Sunday, October 18, 2009

CBOE Takeover May Have to Wait for Settlement of Ownership Suit

Oct. 18 (Bloomberg) -- The Chicago Board Options Exchange will probably have to resolve legal challenges to its ownership structure before being sold, analysts said.

CME Group Inc., the world’s largest futures market, is “putting out feelers” about buying CBOE, a takeover that would give it the biggest share of trading in listed U.S. options, Crain’s Chicago said, citing people familiar with the discussions who it didn’t identify. A purchase may depend on CME’s Chicago Board of Trade resolving a lawsuit over how big a claim its members have on CBOE seats, analysts said.

“It’s a bit surprising to me because the ownership is still unclear,” said Richard Repetto, an analyst with Sandler O’Neill & Partners LP in New York. “It’s like buying a house where there’s still some minor repairs.”

Options trading is heading for a record year and has more than quadrupled since 2002 as investors seek to hedge equity holdings and amplify returns. CME cemented its hold on futures in the past three years with the purchase of CBOT and the New York Mercantile Exchange.

Allan Schoenberg, a spokesman for Chicago-based CME, said the company doesn’t discuss speculation. Carol Kennedy, a spokeswoman for CBOE, declined to comment. There is no formal bid, and negotiations are on hold until after Oct. 21, the deadline for filing appeals in the lawsuit, Crain’s said.

CBOE handled 31.4 percent of the equity and index option orders on all seven U.S. exchanges last month, followed by International Securities Exchange with 24.9 percent, according to Chicago-based Options Clearing Corp., which settles all trading of exchange-listed contracts. ISE of New York is owned by Frankfurt-based Eurex AG, Europe’s largest futures exchange.

Index Options

Excluding options linked to indexes, ISE was the largest U.S. equity derivatives market in September, with 29.1 percent of the business in contracts tied to stocks and exchange-traded funds. CBOE, which had 28.7 percent, gets a boost in the total options market because of exclusive listings for contracts tied to the Standard & Poor’s 500 Index and the VIX, as the CBOE Volatility Index is known.

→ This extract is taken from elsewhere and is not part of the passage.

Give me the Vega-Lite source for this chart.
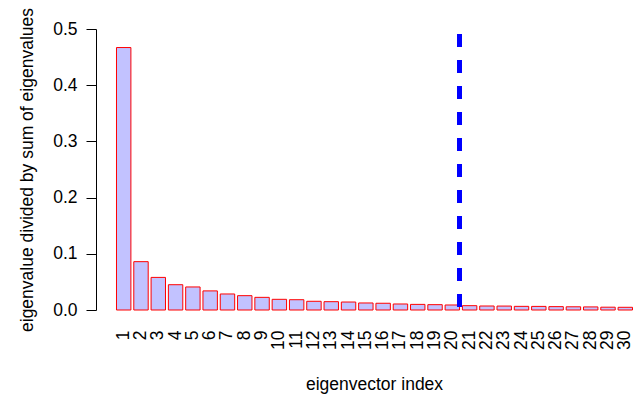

S&P 500 options are the fourth most-traded in the U.S., accounting for 4.2 percent of transactions during the first nine months of this year, according to OCC data.

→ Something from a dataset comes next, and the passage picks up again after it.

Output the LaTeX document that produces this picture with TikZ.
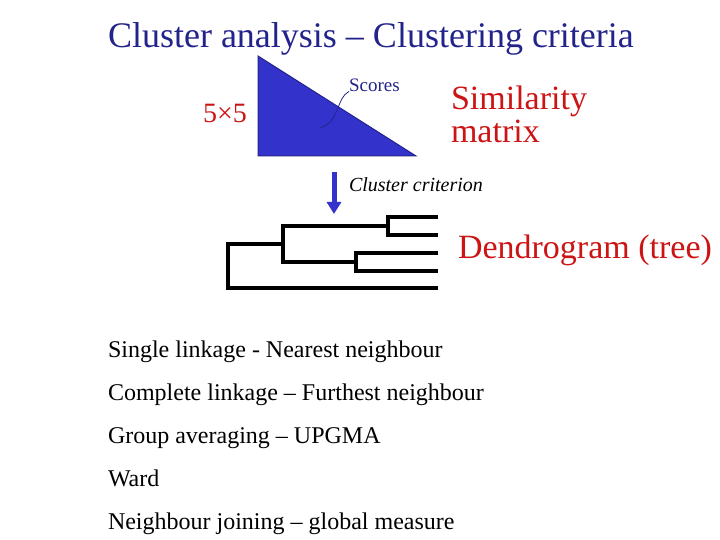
\documentclass[tikz,border=0pt]{standalone}
\usepackage{fontspec}
\usetikzlibrary{arrows.meta}
\setmainfont{Liberation Serif}
\definecolor{navy}{RGB}{35,35,140}
\definecolor{triblue}{RGB}{51,51,204}
\definecolor{tred}{RGB}{204,20,20}
\begin{document}
\begin{tikzpicture}[x=1pt,y=-1pt,
  every node/.style={inner sep=0pt,outer sep=0pt},
  dend/.style={line width=4pt,line cap=rect,line join=miter},
  listitem/.style={anchor=base west,font=\fontsize{24}{28}\selectfont},
  redtext/.style={text=tred}]
\useasboundingbox (0,0) rectangle (720,540);
\node[anchor=base west,text=navy,font=\fontsize{36}{40}\selectfont] (title) at (108,48) {Cluster analysis – Clustering criteria};
% triangle
\coordinate (tA) at (258,56);
\coordinate (tB) at (258,156);
\coordinate (tC) at (416,156);
\fill[triblue,draw=navy,line width=1pt] (tA) -- (tB) -- (tC) -- cycle;
\node[anchor=west,text=navy,font=\fontsize{19}{22}\selectfont] (scores) at (349,85) {Scores};
\coordinate (sc0) at (320,128);
\draw[navy,line width=0.8pt] (sc0) .. controls (340,122) and (336,98) .. (scores.south west);
\node[redtext,font=\fontsize{28}{32}\selectfont] (five) at (225,113) {5×5};
\node[redtext,anchor=west,align=left,font=\fontsize{34}{33}\selectfont] (sim) at (451,114) {Similarity\\matrix};
% arrow
\coordinate (a0) at (334,172);
\coordinate (a1) at (334,214);
\draw[triblue,line width=5pt,-{Triangle[length=12pt,width=14pt]}] (a0) -- (a1);
\node[anchor=west,font=\itshape\fontsize{20}{23}\selectfont] (crit) at (349,185) {Cluster criterion};
% dendrogram
\coordinate (l1) at (436,217);
\coordinate (l2) at (436,235);
\coordinate (l3) at (436,253);
\coordinate (l4) at (436,271);
\coordinate (l5) at (436,288);
\draw[dend] (l1) -- (388,217) -- (388,235) -- (l2);
\draw[dend] (l3) -- (356,253) -- (356,271) -- (l4);
\draw[dend] (388,226) -- (283,226) -- (283,262) -- (356,262);
\draw[dend] (283,244) -- (228,244) -- (228,288) -- (l5);
\node[redtext,anchor=west,font=\fontsize{34}{38}\selectfont] (dendro) at (458,250) {Dendrogram (tree)};
% list
\node[listitem] (i1) at (108,357) {Single linkage - Nearest neighbour};
\node[listitem] (i2) at (108,400) {Complete linkage – Furthest neighbour};
\node[listitem] (i3) at (108,443) {Group averaging – UPGMA};
\node[listitem] (i4) at (108,486) {Ward};
\node[listitem] (i5) at (108,529) {Neighbour joining – global measure};
\end{tikzpicture}
\end{document}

An acquisition would value CBOE at as much as $5 billion, Crain’s reported. A bid may value each CBOE seat at about $4 million, a 50 percent premium, according to Crain’s.

The CBOE reached agreement on membership eligibility on Aug. 20 with CME’s CBOT that prevents further legal claims after the derivatives market becomes a public company.

$300 Million in Cash

Once shareholders and the Delaware Chancery Court approve the agreement, no one else will be eligible for membership and lawsuits will be dropped, CME said in a statement. Former members of the CBOT are to receive $300 million in cash and an 18 percent stake under terms announced June 2.

A group of former CBOT members sued CBOE in 2006, claiming they’re entitled to swap CBOE trading rights that date to 1973 into shares of the options exchange. The CBOE claimed CBOT’s sale in 2007 eliminated the members’ ownership claims.

CBOE Chairman Bill Brodsky said last month that the firm expects to demutualize, or exchange stock for its members’ ownership interests, by the end of the first quarter after settling the CME lawsuit.

CME’s net income rose 8.7 percent in 2008, down from growth between 25 percent and 80 percent during the prior six years, Bloomberg data show. Analysts estimate a 22 percent increase to $867 million this year, according to the average forecast in a Bloomberg survey. Its shares have gained 50 percent in 2009.